» To do:
Reproduce all the material exactly, minus any pictures it holds.

[Start]

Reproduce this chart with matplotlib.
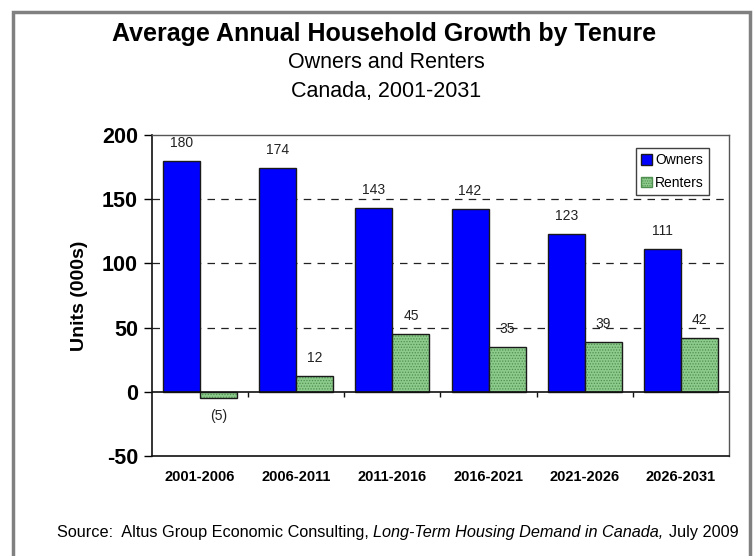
import matplotlib
matplotlib.use("Agg")
import matplotlib.pyplot as plt
from matplotlib.patches import Rectangle, Patch
import numpy as np

plt.rcParams['font.family'] = ['Liberation Sans', 'DejaVu Sans']
plt.rcParams['hatch.linewidth'] = 0.6

periods = ["2001-2006", "2006-2011", "2011-2016", "2016-2021", "2021-2026", "2026-2031"]
owners = [180, 174, 143, 142, 123, 111]
renters = [-5, 12, 45, 35, 39, 42]
yticks = [-50, 0, 50, 100, 150, 200]

fig = plt.figure(figsize=(7.53, 5.56), dpi=100)

# outer grey frame
fig.patches.append(Rectangle((13 / 753, -0.05), (750 - 13) / 753, 1.05 - 12 / 556,
                             transform=fig.transFigure, fill=False,
                             edgecolor='#808080', linewidth=2.5))

ax = fig.add_axes([152 / 753, 1 - 456 / 556, (729 - 152) / 753, (456 - 135) / 556])

x = np.arange(len(periods))
w = 0.385

ax.bar(x - w / 2, owners, w, color='#0000ff', edgecolor='#1a1a1a', linewidth=1.0, zorder=3,
       label='Owners')
ax.bar(x + w / 2, renters, w, color='#8ccb8c', edgecolor='#4f8f4f', hatch='......',
       linewidth=0, zorder=3)
ax.bar(x + w / 2, renters, w, fill=False, edgecolor='#1a1a1a', linewidth=1.0, zorder=4)

# value labels
def fmt(v):
    return f"({abs(v)})" if v < 0 else f"{v}"

for xi, v in zip(x - w / 2, owners):
    ax.text(xi, v + 14, fmt(v), ha='center', va='center', fontsize=10, color='#222222', zorder=5)
for xi, v in zip(x + w / 2, renters):
    ax.text(xi, v + (14 if v >= 0 else -14), fmt(v), ha='center', va='center', fontsize=10,
            color='#222222', zorder=5)

ax.set_xlim(-0.5, len(periods) - 0.5)
ax.set_ylim(-50, 200)
ax.set_yticks(yticks)
ax.set_yticklabels([str(t) for t in yticks], fontsize=15.5, fontweight='bold')
ax.tick_params(axis='y', direction='out', length=6, width=1, pad=4)
ax.set_xticks(x)
ax.set_xticklabels(periods, fontsize=10.5, fontweight='bold')
ax.tick_params(axis='x', length=0, pad=10)

# dashed gridlines
for g in [50, 100, 150]:
    ax.axhline(g, color='#222222', linestyle=(0, (6, 5)), linewidth=0.9, zorder=1)

# zero line and category dividers
ax.axhline(0, color='#111111', linewidth=1.2, zorder=5)
ax.vlines(np.arange(len(periods) - 1) + 0.5, -4, 0, color='#111111', linewidth=1.0, zorder=5)

for s in ['left', 'bottom']:
    ax.spines[s].set_color('#111111')
    ax.spines[s].set_linewidth(1.2)
for s in ['top', 'right']:
    ax.spines[s].set_color('#555555')
    ax.spines[s].set_linewidth(1.0)

ax.set_ylabel('Units (000s)', fontsize=14, fontweight='bold', labelpad=10)

leg = ax.legend(handles=[Patch(facecolor='#0000ff', edgecolor='#1a1a1a', label='Owners'),
                         Patch(facecolor='#8ccb8c', edgecolor='#4f8f4f', hatch='.......',
                               label='Renters')],
                loc='upper right', bbox_to_anchor=(0.966, 0.96), fontsize=10,
                frameon=True, fancybox=False, handlelength=0.8, handleheight=0.8,
                handletextpad=0.2, borderpad=0.4, labelspacing=0.6, borderaxespad=0)
leg.get_frame().set_edgecolor('#111111')
leg.get_frame().set_linewidth(1.0)

fig.text(384 / 753, 1 - 34 / 556, 'Average Annual Household Growth by Tenure',
         ha='center', va='center', fontsize=18, fontweight='bold')
fig.text(386 / 753, 1 - 63 / 556, 'Owners and Renters', ha='center', va='center', fontsize=15.5)
fig.text(386 / 753, 1 - 91 / 556, 'Canada, 2001-2031', ha='center', va='center', fontsize=15.5)

src_size = 11.7
src = fig.text(57 / 753, 1 - 533 / 556, 'Source:  Altus Group Economic Consulting, ', ha='left',
               va='center', fontsize=src_size)
fig.canvas.draw()
bb = src.get_window_extent()
t2 = fig.text(bb.x1 / 753, 1 - 533 / 556, 'Long-Term Housing Demand in Canada,', ha='left',
              va='center', fontsize=src_size, style='italic')
bb2 = t2.get_window_extent()
fig.text((bb2.x1 + 5) / 753, 1 - 533 / 556, 'July 2009', ha='left', va='center',
         fontsize=src_size)

fig.savefig('out.png', dpi=100)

[End]

» Solution:
Reproduce this chart with matplotlib.
import matplotlib
matplotlib.use("Agg")
import matplotlib.pyplot as plt
from matplotlib.patches import Rectangle, Patch
import numpy as np

plt.rcParams['font.family'] = ['Liberation Sans', 'DejaVu Sans']
plt.rcParams['hatch.linewidth'] = 0.6

periods = ["2001-2006", "2006-2011", "2011-2016", "2016-2021", "2021-2026", "2026-2031"]
owners = [180, 174, 143, 142, 123, 111]
renters = [-5, 12, 45, 35, 39, 42]
yticks = [-50, 0, 50, 100, 150, 200]

fig = plt.figure(figsize=(7.53, 5.56), dpi=100)

# outer grey frame
fig.patches.append(Rectangle((13 / 753, -0.05), (750 - 13) / 753, 1.05 - 12 / 556,
                             transform=fig.transFigure, fill=False,
                             edgecolor='#808080', linewidth=2.5))

ax = fig.add_axes([152 / 753, 1 - 456 / 556, (729 - 152) / 753, (456 - 135) / 556])

x = np.arange(len(periods))
w = 0.385

ax.bar(x - w / 2, owners, w, color='#0000ff', edgecolor='#1a1a1a', linewidth=1.0, zorder=3,
       label='Owners')
ax.bar(x + w / 2, renters, w, color='#8ccb8c', edgecolor='#4f8f4f', hatch='......',
       linewidth=0, zorder=3)
ax.bar(x + w / 2, renters, w, fill=False, edgecolor='#1a1a1a', linewidth=1.0, zorder=4)

# value labels
def fmt(v):
    return f"({abs(v)})" if v < 0 else f"{v}"

for xi, v in zip(x - w / 2, owners):
    ax.text(xi, v + 14, fmt(v), ha='center', va='center', fontsize=10, color='#222222', zorder=5)
for xi, v in zip(x + w / 2, renters):
    ax.text(xi, v + (14 if v >= 0 else -14), fmt(v), ha='center', va='center', fontsize=10,
            color='#222222', zorder=5)

ax.set_xlim(-0.5, len(periods) - 0.5)
ax.set_ylim(-50, 200)
ax.set_yticks(yticks)
ax.set_yticklabels([str(t) for t in yticks], fontsize=15.5, fontweight='bold')
ax.tick_params(axis='y', direction='out', length=6, width=1, pad=4)
ax.set_xticks(x)
ax.set_xticklabels(periods, fontsize=10.5, fontweight='bold')
ax.tick_params(axis='x', length=0, pad=10)

# dashed gridlines
for g in [50, 100, 150]:
    ax.axhline(g, color='#222222', linestyle=(0, (6, 5)), linewidth=0.9, zorder=1)

# zero line and category dividers
ax.axhline(0, color='#111111', linewidth=1.2, zorder=5)
ax.vlines(np.arange(len(periods) - 1) + 0.5, -4, 0, color='#111111', linewidth=1.0, zorder=5)

for s in ['left', 'bottom']:
    ax.spines[s].set_color('#111111')
    ax.spines[s].set_linewidth(1.2)
for s in ['top', 'right']:
    ax.spines[s].set_color('#555555')
    ax.spines[s].set_linewidth(1.0)

ax.set_ylabel('Units (000s)', fontsize=14, fontweight='bold', labelpad=10)

leg = ax.legend(handles=[Patch(facecolor='#0000ff', edgecolor='#1a1a1a', label='Owners'),
                         Patch(facecolor='#8ccb8c', edgecolor='#4f8f4f', hatch='.......',
                               label='Renters')],
                loc='upper right', bbox_to_anchor=(0.966, 0.96), fontsize=10,
                frameon=True, fancybox=False, handlelength=0.8, handleheight=0.8,
                handletextpad=0.2, borderpad=0.4, labelspacing=0.6, borderaxespad=0)
leg.get_frame().set_edgecolor('#111111')
leg.get_frame().set_linewidth(1.0)

fig.text(384 / 753, 1 - 34 / 556, 'Average Annual Household Growth by Tenure',
         ha='center', va='center', fontsize=18, fontweight='bold')
fig.text(386 / 753, 1 - 63 / 556, 'Owners and Renters', ha='center', va='center', fontsize=15.5)
fig.text(386 / 753, 1 - 91 / 556, 'Canada, 2001-2031', ha='center', va='center', fontsize=15.5)

src_size = 11.7
src = fig.text(57 / 753, 1 - 533 / 556, 'Source:  Altus Group Economic Consulting, ', ha='left',
               va='center', fontsize=src_size)
fig.canvas.draw()
bb = src.get_window_extent()
t2 = fig.text(bb.x1 / 753, 1 - 533 / 556, 'Long-Term Housing Demand in Canada,', ha='left',
              va='center', fontsize=src_size, style='italic')
bb2 = t2.get_window_extent()
fig.text((bb2.x1 + 5) / 753, 1 - 533 / 556, 'July 2009', ha='left', va='center',
         fontsize=src_size)

fig.savefig('out.png', dpi=100)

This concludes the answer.